* Begin Provided material *

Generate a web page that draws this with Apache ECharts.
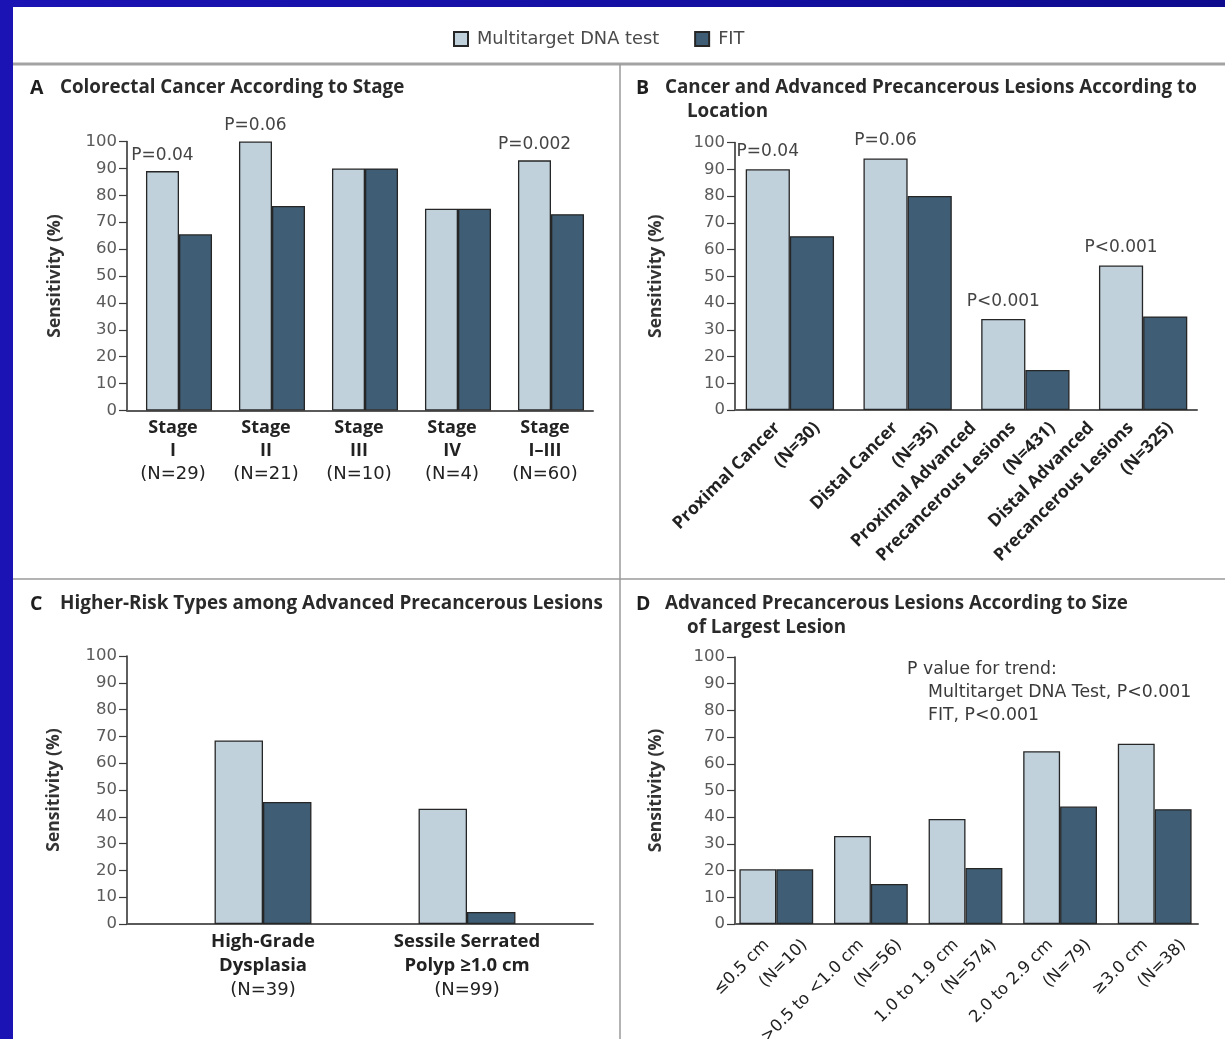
<!DOCTYPE html>
<html>
<head>
<meta charset="utf-8">
<title>Sensitivity of Multitarget DNA Test and FIT</title>
<script src="https://cdn.jsdelivr.net/npm/echarts@6/dist/echarts.min.js"></script>
<style>
  html, body { margin: 0; padding: 0; width: 1225px; height: 1039px; overflow: hidden; }
  body { background: linear-gradient(90deg, #1b13b4 0%, #1510a4 50%, #0e0b8e 100%); position: relative; }
  #sheet { position: absolute; left: 13px; top: 7px; right: 0; bottom: 0; background: #ffffff; }
  #chart { position: absolute; left: 0; top: 0; width: 1225px; height: 1039px; }
</style>
</head>
<body>
<div id="sheet"></div>
<div id="chart"></div>
<script>
// ---- data ----
const seriesNames = ['Multitarget DNA test', 'FIT'];

// A: colorectal cancer by stage
const stageCats = ['Stage\nI\n(N=29)', 'Stage\nII\n(N=21)', 'Stage\nIII\n(N=10)', 'Stage\nIV\n(N=4)', 'Stage\nI\u2013III\n(N=60)'];
const stageDna = [89, 100, 90, 75, 93];
const stageFit = [65.5, 76, 90, 75, 73];
const stageP = ['P=0.04', 'P=0.06', '', '', 'P=0.002'];

// B: cancer and advanced precancerous lesions by location
const locationCats = ['Proximal Cancer\n(N=30)', 'Distal Cancer\n(N=35)', 'Proximal Advanced\nPrecancerous Lesions\n(N=431)', 'Distal Advanced\nPrecancerous Lesions\n(N=325)'];
const locationDna = [90, 94, 34, 54];
const locationFit = [65, 80, 15, 35];
const locationP = ['P=0.04', 'P=0.06', 'P<0.001', 'P<0.001'];

// C: higher-risk lesion types
const riskCats = ['High-Grade\nDysplasia\n(N=39)', 'Sessile Serrated\nPolyp \u22651.0 cm\n(N=99)'];
const riskDna = [68.5, 43];
const riskFit = [45.5, 4.5];

// D: by size of largest lesion
const sizeCats = ['\u22640.5 cm\n(N=10)', '>0.5 to <1.0 cm\n(N=56)', '1.0 to 1.9 cm\n(N=574)', '2.0 to 2.9 cm\n(N=79)', '\u22653.0 cm\n(N=38)'];
const sizeDna = [20.5, 33, 39.3, 64.7, 67.5];
const sizeFit = [20.5, 15, 21, 44, 43];

const trendNote = ['P value for trend:', 'Multitarget DNA Test, P<0.001', 'FIT, P<0.001'];

// ---- styling ----
const BOLD = '"Open Sans", "Noto Sans", sans-serif';
const REG = '"DejaVu Sans", "Open Sans", sans-serif';
const LIGHT = '#c1d1dc';
const DARK = '#3f5e75';
const EDGE = '#262626';

const grids = [];
const xAxes = [];
const yAxes = [];
const series = [];

function gridBox(box) {
  return { left: box.left, top: box.top, width: box.width, height: box.height, containLabel: false, outerBoundsMode: 'none' };
}

// Frame: y axis with ticks and name, plus the baseline
function addFrame(box, nameGap) {
  const idx = grids.length;
  grids.push(gridBox(box));
  xAxes.push({
    gridIndex: idx, type: 'value', min: 0, max: 1,
    axisLine: { show: true, lineStyle: { color: '#5a5a5a', width: 2 } },
    axisTick: { show: false }, axisLabel: { show: false }, splitLine: { show: false }
  });
  yAxes.push({
    gridIndex: idx, type: 'value', min: 0, max: 100, interval: 10,
    axisLine: { show: true, lineStyle: { color: '#2a2a2a', width: 1.5 } },
    axisTick: { show: true, inside: false, length: 8, lineStyle: { color: '#3a3a3a', width: 1.2 } },
    axisLabel: { show: true, margin: 10, fontSize: 16.5, color: '#5a5a5a', fontFamily: REG },
    splitLine: { show: false },
    name: 'Sensitivity (%)', nameLocation: 'middle', nameGap: nameGap, nameRotate: 90,
    nameTextStyle: { fontSize: 17.5, fontWeight: 'bold', color: '#333', fontFamily: BOLD }
  });
}

// Upright multi-line category labels: name lines bold, count line regular
function uprightLabel(lh, size, nudge) {
  const pad = [0, nudge, 0, 0];
  return {
    show: true, interval: 0, margin: 6,
    formatter: function (s) {
      const lines = s.split('\n');
      return lines.map(function (l, i) { return (i === lines.length - 1 ? '{n|' : '{b|') + l + '}'; }).join('\n');
    },
    rich: {
      b: { fontSize: size, fontWeight: 'bold', color: '#222', lineHeight: lh, fontFamily: BOLD, padding: pad },
      n: { fontSize: 18, fontWeight: 'normal', color: '#222', lineHeight: lh, fontFamily: REG, padding: pad }
    }
  };
}

// Slanted multi-line category labels: each line ends one line-height further along
function slantedLabel(lh, font, size, weight, margin) {
  const rich = {};
  for (let k = 0; k < 3; k++) {
    rich['s' + k] = { fontSize: size, fontWeight: weight, color: '#222', lineHeight: lh, fontFamily: font, padding: [0, k * lh, 0, 0] };
  }
  return {
    show: true, interval: 0, rotate: 45, margin: margin, align: 'right', verticalAlign: 'bottom',
    formatter: function (s) {
      const lines = s.split('\n');
      const n = lines.length;
      return lines.map(function (l, i) { return '{s' + (n - 1 - i) + '|' + l + '}'; }).join('\n');
    },
    rich: rich
  };
}

function addCategoryGrid(box, cats, label) {
  const idx = grids.length;
  grids.push(gridBox(box));
  xAxes.push({
    gridIndex: idx, type: 'category', data: cats, boundaryGap: true,
    axisLine: { show: false }, axisTick: { show: false },
    axisLabel: label || { show: false }, splitLine: { show: false }
  });
  yAxes.push({ gridIndex: idx, type: 'value', min: 0, max: 100, show: false });
  return idx;
}

function addBars(idx, dna, fit, pvals, gap, labelDist) {
  const dnaData = dna.map(function (v, i) {
    const p = pvals && pvals[i];
    return p ? { value: v, label: { show: true, formatter: p } } : { value: v };
  });
  series.push({
    name: seriesNames[0], type: 'bar', xAxisIndex: idx, yAxisIndex: idx,
    data: dnaData, barGap: '0%', barCategoryGap: gap,
    itemStyle: { color: LIGHT, borderColor: EDGE, borderWidth: 1.3 },
    label: { show: false, position: 'top', distance: labelDist, fontSize: 17, color: '#444', fontFamily: REG },
    emphasis: { disabled: true }, z: 3
  });
  series.push({
    name: seriesNames[1], type: 'bar', xAxisIndex: idx, yAxisIndex: idx,
    data: fit, barGap: '0%', barCategoryGap: gap,
    itemStyle: { color: DARK, borderColor: EDGE, borderWidth: 1.3 },
    emphasis: { disabled: true }, z: 3
  });
}

// Panel A
addFrame({ left: 127, top: 141.5, width: 466, height: 269 }, 63);
const gA = addCategoryGrid({ left: 132.5, top: 141.5, width: 465, height: 269 }, stageCats, uprightLabel(23, 18, 12));
addBars(gA, stageDna, stageFit, stageP, '29%', 7);

// Panel B
addFrame({ left: 735, top: 142.5, width: 462, height: 267.5 }, 70);
const gB = addCategoryGrid({ left: 731, top: 142.5, width: 471, height: 267.5 }, locationCats, null);
addBars(gB, locationDna, locationFit, locationP, '25%', 9);
addCategoryGrid({ left: 768, top: 142.5, width: 471, height: 267.5 }, locationCats, slantedLabel(28, BOLD, 17.5, 'bold', 25));

// Panel C
addFrame({ left: 127, top: 656, width: 466, height: 268 }, 64);
const gC = addCategoryGrid({ left: 161, top: 656, width: 408, height: 268 }, riskCats, uprightLabel(24, 18.5, 0));
addBars(gC, riskDna, riskFit, null, '52.5%', 7);

// Panel D
addFrame({ left: 735, top: 657, width: 463, height: 267 }, 70);
const gD = addCategoryGrid({ left: 729, top: 657, width: 473, height: 267 }, sizeCats, null);
addBars(gD, sizeDna, sizeFit, null, '22%', 7);
addCategoryGrid({ left: 767, top: 657, width: 473, height: 267 }, sizeCats, slantedLabel(27, REG, 16.5, 'normal', 28));

// Panel headings, separators and the trend note
function heading(letter, lx, tx, y, lines, size) {
  const els = [{ type: 'text', x: lx, y: y, style: { text: letter, fontSize: 19.5, fontWeight: 'bold', fill: '#1e1e1e', fontFamily: BOLD, verticalAlign: 'middle' } }];
  lines.forEach(function (t, i) {
    els.push({ type: 'text', x: i === 0 ? tx : tx + 22, y: y + i * 24, style: { text: t, fontSize: size, fontWeight: 'bold', fill: '#2a2a2a', fontFamily: BOLD, verticalAlign: 'middle' } });
  });
  return els;
}

const graphics = [
  { type: 'line', shape: { x1: 13, y1: 64, x2: 1225, y2: 64 }, style: { stroke: '#a3a3a3', lineWidth: 3 } },
  { type: 'line', shape: { x1: 620, y1: 64, x2: 620, y2: 1039 }, style: { stroke: '#9a9a9a', lineWidth: 1.5 } },
  { type: 'line', shape: { x1: 13, y1: 579, x2: 1225, y2: 579 }, style: { stroke: '#9a9a9a', lineWidth: 1.5 } }
]
  .concat(heading('A', 30, 60, 88, ['Colorectal Cancer According to Stage'], 18.8))
  .concat(heading('B', 636, 665, 88, ['Cancer and Advanced Precancerous Lesions According to', 'Location'], 18.8))
  .concat(heading('C', 30, 60, 604, ['Higher-Risk Types among Advanced Precancerous Lesions'], 18.9))
  .concat(heading('D', 636, 665, 604, ['Advanced Precancerous Lesions According to Size', 'of Largest Lesion'], 18.8));

trendNote.forEach(function (t, i) {
  graphics.push({ type: 'text', x: i === 0 ? 907 : 928, y: 670 + i * 23, style: { text: t, fontSize: 17.3, fill: '#3a3a3a', fontFamily: REG, verticalAlign: 'middle' } });
});

const chart = echarts.init(document.getElementById('chart'), null, { renderer: 'canvas' });
chart.setOption({
  animation: false,
  backgroundColor: 'transparent',
  textStyle: { fontFamily: REG },
  legend: {
    data: seriesNames, left: 453, top: 30, padding: 0, icon: 'rect', itemWidth: 14, itemHeight: 14, itemGap: 35,
    selectedMode: false,
    textStyle: { fontSize: 17.8, color: '#4a4a4a', fontFamily: REG, padding: [0, 0, 0, 4] }
  },
  grid: grids,
  xAxis: xAxes,
  yAxis: yAxes,
  series: series,
  graphic: graphics
});
</script>
</body>
</html>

* End Provided material *

- [Exercise brief]
Determine the number of lines containing "with". Write only that number.

- [Result for this exercise]
2